Aikido is a form of martial arts developed in the 20’s by Morihei Ueshiba. It is rooted in several styles of Jujutsu as well as forms of sword and spear fighting. Simply put, Aikido takes the joint locks and throws from Jujutsu and merges them with movements of spear or sword fighting. Ueshiba’s Aikido bases its philosophy on peaceful conflict resolution and only using martial training to improve oneself. The emphasis on gaining control and causing minimum harm is one of the reasons why it is used in law enforcement.
History / Origins
The word “aikido” is a combination of three distinct Japanese characters or “kanji”:
• 合 – ai – refers to the joining or unification of things
• 気 – ki – refers to spirit, mood or energy
• 道 – dō – refers to a path or way
This means that from a linguistic point of view Aikido can be described as the way of combining forces to achieve a singular purpose.
Aikido was founded by Morihei Ueshiba. Ueshiba was born in 1883. Growing up in Japan, he saw his father subjected to an attack wherein he was unable to defend himself or fight back the aggressors. The incident prompted him to devote his life learning martial arts. He decided to condition his body in a way that he could avenge his father and never turn out to be a victim.
He went on to study Daitō-ryū aiki-jujitsu under Takeda Sōkaku where he learnt the empty handed, joint-locking techniques that are unique to jujitsu. He then went on to study Tenjin Shin’yō-ryū under the tutelage of Tozawa Tokusaburō, Gotōha Yagyū Shingan-ryū with Nakai Masakatsi and Judo with Kiyoichi Takagi. All his teachers were highly regarded masters of their own styles, but Ueshiba found a way to combine the best of each of these styles to create his own Aiki.
Aikido got its official name in 1942 when the Japanese government set out to sponsor the organization and centralization of Japanese martial arts. It was introduced to Europe in 1951 when Minoru Mochizuki travelled to France. In 1952 Tadashi Abe followed Mochizuki. Kenji Tomiki set out to introduce and teach Aikido in 15 continental states of the United States in 1953. Others like Koichi Tomei, Hirishi Tada, Masamichi Noro, Seiichi Sugano, Katsuaki Asai went on to teach Aikido in countries like Italy, Germany, the United Kingdom, Australia and Africa.
Ueshiba devoted time to the study of martial art, but he also sought to find a spirituality that he could apply to his physical world. He discovered a religion called Omotokyo which advocated that man should strive to attain Utopia or “heaven on earth”. Omotokyo taught love and compassion should be shown to every man, whether they seek to harm us or not. In Aikido, people learn to receive attacks and deflect them without causing any harm to the attacker. This was a great influence on Ueshiba’s martial arts philosophy of extending love and compassion especially to those who seek to harm others. Aikido demonstrates this philosophy in its emphasis on mastering martial arts so that one may receive an attack and harmlessly redirect it.

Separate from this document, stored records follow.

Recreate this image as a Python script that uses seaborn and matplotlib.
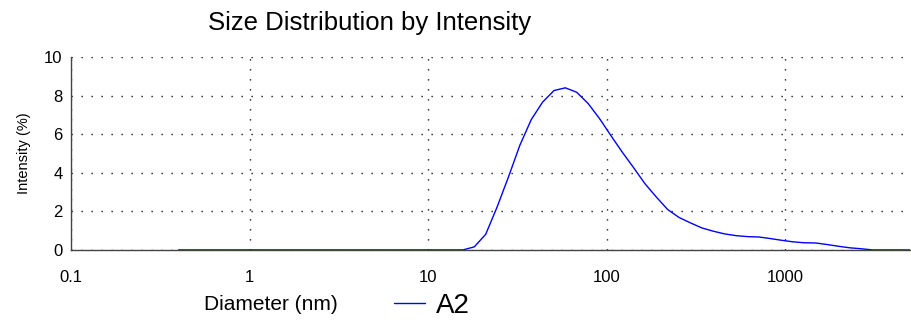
import matplotlib
matplotlib.use("Agg")
import matplotlib.pyplot as plt
import matplotlib.ticker as mticker
import pandas as pd
import seaborn as sns

# size classes (nm) and intensity (%)
size_nm = [0.4, 0.4632, 0.5365, 0.6213, 0.7195, 0.8332, 0.9649, 1.117, 1.294, 1.499,
           1.736, 2.010, 2.328, 2.696, 3.122, 3.615, 4.187, 4.849, 5.615, 6.503,
           7.531, 8.721, 10.10, 11.70, 13.54, 15.69, 18.17, 21.04, 24.36, 28.21,
           32.67, 37.84, 43.82, 50.75, 58.77, 68.06, 78.82, 91.28, 105.7, 122.4,
           141.8, 164.2, 190.1, 220.2, 255.0, 295.3, 342.0, 396.1, 458.7, 531.2,
           615.1, 712.4, 825.0, 955.4, 1106, 1281, 1484, 1718, 1990, 2305,
           2669, 3091, 3580, 4145, 4801, 5560, 6439, 7456, 8635, 10000]
intensity = [0, 0, 0, 0, 0, 0, 0, 0, 0, 0,
             0, 0, 0, 0, 0, 0, 0, 0, 0, 0,
             0, 0, 0, 0, 0, 0, 0.16, 0.81, 2.22, 3.78,
             5.42, 6.75, 7.66, 8.26, 8.40, 8.17, 7.59, 6.81, 5.93, 5.07,
             4.26, 3.43, 2.74, 2.09, 1.68, 1.40, 1.14, 0.97, 0.83, 0.74,
             0.69, 0.67, 0.59, 0.50, 0.42, 0.37, 0.36, 0.28, 0.19, 0.11,
             0.06, 0, 0, 0, 0, 0, 0, 0, 0, 0]
sample_name = "A2"
x_ticks = [0.1, 1, 10, 100, 1000]
x_tick_labels = ["0.1", "1", "10", "100", "1000"]
y_ticks = [0, 2, 4, 6, 8, 10]

df = pd.DataFrame({"Diameter (nm)": size_nm, "Intensity (%)": intensity})

sns.set_style("white")
plt.rcParams["font.family"] = ["Liberation Sans", "DejaVu Sans"]
plt.rcParams["text.color"] = "black"
plt.rcParams["axes.labelcolor"] = "black"

fig = plt.figure(figsize=(9.11, 3.2), dpi=100)
ax = fig.add_axes([0.078, 0.219, 0.9207, 0.603])

sns.lineplot(data=df, x="Diameter (nm)", y="Intensity (%)", color="#0000ff",
             linewidth=1.0, label=sample_name, ax=ax, sort=False)

ax.set_xscale("log")
ax.set_xlim(0.1, 5000)
ax.set_ylim(0, 10)

ax.set_xticks(x_ticks)
ax.set_xticklabels(x_tick_labels)
ax.xaxis.set_minor_locator(mticker.LogLocator(base=10, subs=range(2, 10), numticks=20))
ax.xaxis.set_minor_formatter(mticker.NullFormatter())
ax.set_yticks(y_ticks)
ax.yaxis.set_minor_locator(mticker.MultipleLocator(1))

ax.grid(True, which="major", color="black", linestyle=(0, (0.9, 6.3)), linewidth=1.0)
for side in ["top", "right"]:
    ax.spines[side].set_visible(False)
for side in ["left", "bottom"]:
    ax.spines[side].set_color("#444444")
    ax.spines[side].set_linewidth(1.0)

ax.tick_params(axis="x", which="major", direction="inout", length=7, width=1,
               color="#444444", labelsize=12, pad=11, labelcolor="black")
ax.tick_params(axis="x", which="minor", direction="inout", length=4, width=1,
               color="#444444")
ax.tick_params(axis="y", which="major", direction="out", length=4, width=1,
               color="#444444", labelsize=12, pad=2, labelcolor="black")
ax.tick_params(axis="y", which="minor", direction="in", length=4, width=1,
               color="#444444")

ax.set_ylabel("Intensity (%)", fontsize=10.5, color="black")
ax.yaxis.set_label_coords(-0.048, 0.5)
ax.set_xlabel("Diameter (nm)", fontsize=15, color="black")
ax.xaxis.set_label_coords((271 - 71) / 838.8, -0.235)

fig.text(370 / 911, 1 - 23 / 320, "Size Distribution by Intensity",
         ha="center", va="center", fontsize=18.5, color="black")

leg = ax.legend(loc="center left", bbox_to_anchor=(394 / 911, 1 - 306 / 320),
                bbox_transform=fig.transFigure, frameon=False, fontsize=20,
                handlelength=1.1, handletextpad=0.4, borderpad=0, borderaxespad=0)
for t in leg.get_texts():
    t.set_color("black")

fig.savefig("out.png", dpi=100)
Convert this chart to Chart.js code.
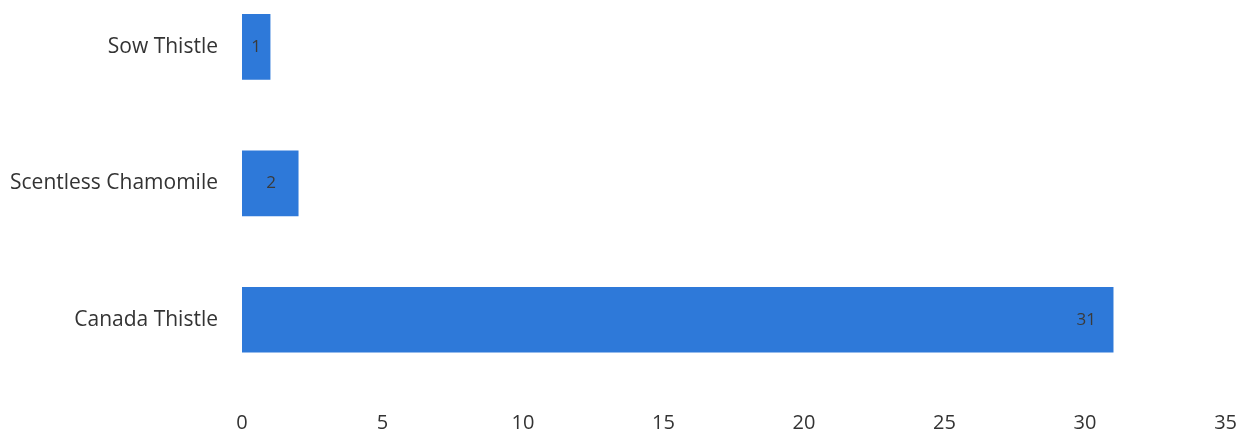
<!DOCTYPE html>
<html>
<head>
<meta charset="utf-8">
<script src="https://cdn.jsdelivr.net/npm/chart.js@4.4.1/dist/chart.umd.min.js"></script>
<style>
  html, body { margin: 0; padding: 0; background: #fff; overflow: hidden; }
  #wrap { position: relative; top: -50px; width: 1252px; height: 505px; }
</style>
</head>
<body>
<div id="wrap"><canvas id="myChart"></canvas></div>
<script>
const categories = ['Sow Thistle', 'Scentless Chamomile', 'Canada Thistle'];
const counts = [1, 2, 31];
const xTicks = [0, 5, 10, 15, 20, 25, 30, 35];

// draw the value just inside the end of each bar
const barValues = {
  id: 'barValues',
  afterDatasetsDraw(chart) {
    const ctx = chart.ctx;
    ctx.save();
    ctx.font = '17px "Open Sans", sans-serif';
    ctx.fillStyle = '#3a3a3a';
    ctx.textAlign = 'center';
    ctx.textBaseline = 'middle';
    chart.getDatasetMeta(0).data.forEach((bar, i) => {
      const w = bar.x - bar.base;
      ctx.fillText(counts[i], bar.x - Math.min(27, w / 2), bar.y);
    });
    ctx.restore();
  }
};

const ctx = document.getElementById('myChart');
new Chart(ctx, {
  type: 'bar',
  data: {
    labels: categories,
    datasets: [{
      data: counts,
      backgroundColor: '#2e79d9',
      borderWidth: 0,
      barThickness: 65
    }]
  },
  options: {
    indexAxis: 'y',
    responsive: true,
    maintainAspectRatio: false,
    animation: false,
    layout: { padding: { left: 0, right: 24, top: 0, bottom: 5 } },
    plugins: {
      legend: { display: false },
      tooltip: { enabled: false }
    },
    scales: {
      x: {
        min: 0,
        max: 35,
        afterBuildTicks: (scale) => { scale.ticks = xTicks.map(v => ({ value: v })); },
        grid: { display: false },
        border: { display: false },
        ticks: {
          color: '#333',
          padding: 15,
          font: { family: '"Open Sans", sans-serif', size: 20 }
        }
      },
      y: {
        grid: { display: false },
        border: { display: false },
        afterFit: (scale) => { scale.width = 242; },
        ticks: {
          color: '#333',
          padding: 16,
          font: { family: '"Open Sans", sans-serif', size: 21 }
        }
      }
    }
  },
  plugins: [barValues]
});
</script>
</body>
</html>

Aikido began evolving into different styles. Yoseikan Aikido was formed in 1931 and the controversial Shodokan Aikido was founded in 1967. A lot of the development or evolution that came to be was a result of some students adopting teaching methodologies that were contrary to the original founder’s methods. At this present moment, there is no one true form of Aikido. This seems to be apt for this martial art which was, after all, initially created from combining different aspects of different types of martial arts.
Shikko (“knee-walking”), which is an integral part of Aikido, was a position that feudal lords required their subordinates to assume in their presence. It became a formal movement in ceremonies held by Samurai.
Legend has it that Ueshiba once pinned a Sumo wrestler with one finger.
Ueshiba was awarded the Medal of Honor and the highly acclaimed Order of the rising sun by the Japanese government in recognition for developing what would become one of the most important martial arts in Japanese history.
The Japanese Government has such high regard for Aikido that Police men are required to attain a Shodan (black belt) level. It has made its impact on U.S martial law systems by being the only form of martial art allowed in U.S. Federal prisons.